Везде, куда дотягивались властные руки французского императора, он принимался энергично реформировать местные общественные институты, отменять крепостное право и феодальные привилегии. Германские государства, столетиями ублажавшие себя наркотиком «имперского величия», испытали сильнейшее унижение. Оно усиливалось тем, что ряд государей активно помогали «исчадию французской революции», рассчитывая «округлить» свои территории за счёт менее проворных соседей.
Немецкая интеллигенция, как ей и положено, попыталась осмыслить происшедшее. Это вылилось в ряд анонимных сочинений, преимущественно памфлетного характера. Одно из них называлось «Deutschland in seiner tiefen Erniedrigung» — «Германия в глубоком унижении своём», как перевёл на русский язык молодой и никому ещё не известный Николай Греч, скромный чиновник и преподаватель словесности, впоследствии знаменитый публицист и издатель, печатавший Державина и Гнедича, Пушкина и Грибоедова, Жуковского и Вяземского, ну и Булгарина с Кукольником, не без этого.
Унижение Германии
Автор памфлета поставил перед собой задачу «представить откровенное рассмотрение поступков каждого из тех дворов, которые более или менее участвовали в несчастии Германии». Таковых он обнаружил четыре: британский, австрийский, прусский и на первом месте с большим отрывом — французский.
Французы были повинны во всём.

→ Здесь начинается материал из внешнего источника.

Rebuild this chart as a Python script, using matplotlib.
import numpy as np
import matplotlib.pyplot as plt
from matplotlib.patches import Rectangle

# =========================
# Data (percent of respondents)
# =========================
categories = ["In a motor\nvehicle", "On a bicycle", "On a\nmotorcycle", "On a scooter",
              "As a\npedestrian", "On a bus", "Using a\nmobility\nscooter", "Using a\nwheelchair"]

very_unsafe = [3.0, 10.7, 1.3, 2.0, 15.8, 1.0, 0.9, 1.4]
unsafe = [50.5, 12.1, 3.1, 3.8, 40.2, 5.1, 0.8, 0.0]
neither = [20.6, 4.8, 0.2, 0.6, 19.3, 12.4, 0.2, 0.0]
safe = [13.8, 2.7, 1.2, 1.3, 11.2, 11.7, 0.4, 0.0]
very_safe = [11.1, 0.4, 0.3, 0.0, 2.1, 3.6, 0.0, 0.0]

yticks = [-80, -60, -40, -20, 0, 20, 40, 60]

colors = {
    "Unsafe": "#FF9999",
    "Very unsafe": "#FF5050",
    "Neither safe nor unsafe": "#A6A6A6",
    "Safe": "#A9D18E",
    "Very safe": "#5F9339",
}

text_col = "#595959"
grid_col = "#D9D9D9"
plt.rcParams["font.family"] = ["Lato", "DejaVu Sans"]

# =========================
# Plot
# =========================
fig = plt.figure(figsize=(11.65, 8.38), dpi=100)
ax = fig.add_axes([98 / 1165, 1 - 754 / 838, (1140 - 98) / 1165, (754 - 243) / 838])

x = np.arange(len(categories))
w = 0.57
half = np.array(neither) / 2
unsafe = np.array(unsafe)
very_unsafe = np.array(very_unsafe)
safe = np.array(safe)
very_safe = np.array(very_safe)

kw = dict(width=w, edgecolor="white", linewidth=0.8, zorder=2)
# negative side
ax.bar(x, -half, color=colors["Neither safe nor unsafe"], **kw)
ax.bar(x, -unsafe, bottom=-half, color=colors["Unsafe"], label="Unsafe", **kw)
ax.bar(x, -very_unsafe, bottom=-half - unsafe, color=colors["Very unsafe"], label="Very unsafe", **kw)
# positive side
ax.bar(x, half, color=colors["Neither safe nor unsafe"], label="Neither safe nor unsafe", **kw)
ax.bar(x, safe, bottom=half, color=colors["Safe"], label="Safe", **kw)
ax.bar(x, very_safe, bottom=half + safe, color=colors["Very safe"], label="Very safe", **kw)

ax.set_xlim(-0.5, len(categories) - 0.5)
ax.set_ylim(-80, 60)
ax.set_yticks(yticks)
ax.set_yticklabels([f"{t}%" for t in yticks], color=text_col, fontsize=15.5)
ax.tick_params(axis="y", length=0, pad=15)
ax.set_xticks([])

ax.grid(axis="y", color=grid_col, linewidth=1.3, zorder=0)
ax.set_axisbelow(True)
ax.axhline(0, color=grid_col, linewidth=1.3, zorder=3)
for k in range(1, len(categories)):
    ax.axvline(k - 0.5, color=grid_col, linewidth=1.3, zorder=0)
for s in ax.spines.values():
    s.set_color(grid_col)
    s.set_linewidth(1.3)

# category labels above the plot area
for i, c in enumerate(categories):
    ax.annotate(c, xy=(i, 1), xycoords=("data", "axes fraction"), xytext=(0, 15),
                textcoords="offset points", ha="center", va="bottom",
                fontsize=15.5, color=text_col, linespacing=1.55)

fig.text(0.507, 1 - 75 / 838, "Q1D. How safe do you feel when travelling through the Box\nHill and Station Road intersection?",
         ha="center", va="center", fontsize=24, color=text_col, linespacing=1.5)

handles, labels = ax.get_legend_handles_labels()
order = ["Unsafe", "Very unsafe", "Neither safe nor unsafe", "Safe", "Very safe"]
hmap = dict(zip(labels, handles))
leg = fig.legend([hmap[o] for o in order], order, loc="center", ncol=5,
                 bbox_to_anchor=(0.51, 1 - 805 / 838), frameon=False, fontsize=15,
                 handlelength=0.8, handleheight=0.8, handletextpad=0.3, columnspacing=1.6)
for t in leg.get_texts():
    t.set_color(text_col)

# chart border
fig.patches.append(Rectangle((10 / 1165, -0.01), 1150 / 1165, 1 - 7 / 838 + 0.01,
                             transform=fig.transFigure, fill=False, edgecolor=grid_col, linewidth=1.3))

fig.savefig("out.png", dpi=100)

Полутора десятилетиями ранее они слишком увлеклись призраком вольности и начали насаждать в сопредельных землях свои представления о ней. «Истинное древо познания добра и зла! — восклицает по этому поводу сочинитель. — Оно имеет приятный вид, но плоды его смертоносны при вкушении их!» Их предводитель, получив в 1799-м консульскую власть, быстро превратился в самовластного тирана. «Всему свету известно, что Наполеон с первой минуты управления Францией в виде консула старался соединить в себе всё управление ею. Все указы, постановления и новые учреждения были ознаменованы его именем. Важнейшие дела и посты были розданы его братьям. Прошло несколько месяцев, и Бонапарте жил с царской пышностью. Заботу об уступке сего счастья другому по истечении установленного времени он уничтожил введением бессменного консульства… Надлежало только отворить великие врата, через которые первый консул прошёл бы императором. Он легко нашёл ключ к ним… Слух и сердце народа столь были упоены гордым названием великой нации, что он забыл примечать за дальним шествием правления».